UI officials eye tuition amendment
MOSCOW (AP) - University of Idaho officials would like to increase the vocabulary they are allowed to use by adding the word "tuition."
But that means getting voters to amend the Idaho Constitution in the Nov. 2 election.
Idaho's 120-year-old state Constitution prevents the Moscow-based school from charging tuition, so the school instead gets revenue through by charging its roughly 12,000 students various "fees."
But because student fees can't be used to pay for instruction under the state's Constitution, the school is forced to carefully separate money it gets from student fees and money from the state.
Keith Ickes, the university's executive director of planning and budget, said the tuition prohibition prevents the flexibility the school needs to pay bills and give students clear information about how much school costs.
"Today, we have to flag various units on campus to determine whether they can or cannot receive matriculation-fee money," Ickes told the Lewiston Tribune. "Because if they're instructional, they cannot."
Sen. Gary Schroeder, R-Moscow, is against the change and said it would make it easier for state and college officials to raise tuition for students as lawmakers lower funding.

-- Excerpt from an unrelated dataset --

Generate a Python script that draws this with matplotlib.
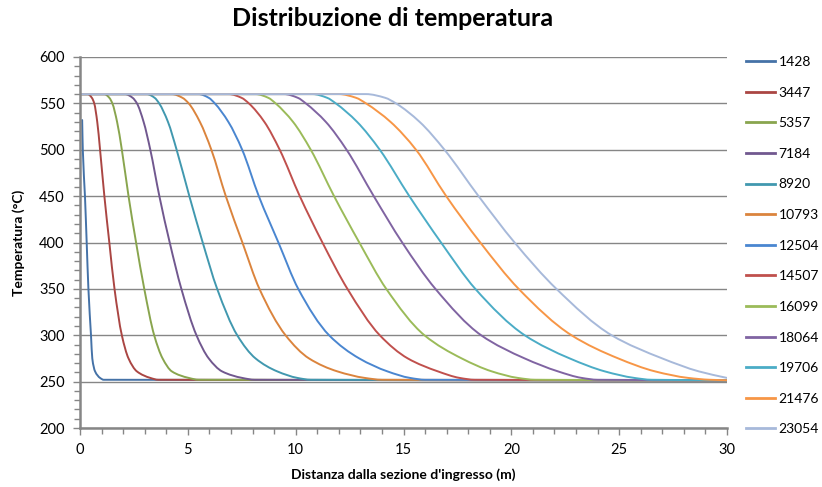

In the past two years, state funding for the school has been cut by about $23 million.
"I'm concerned that they will just continue to raise fees to fund everything," said Schroeder. "I really think that we should go back to what the founders really wanted, and give the brightest students in the state, regardless of economic status, a tuition-free education."
Idaho state government provides about 23 percent of the UI's budget, equating to $100 million of a total $450 million budget. The state money goes to help pay professors.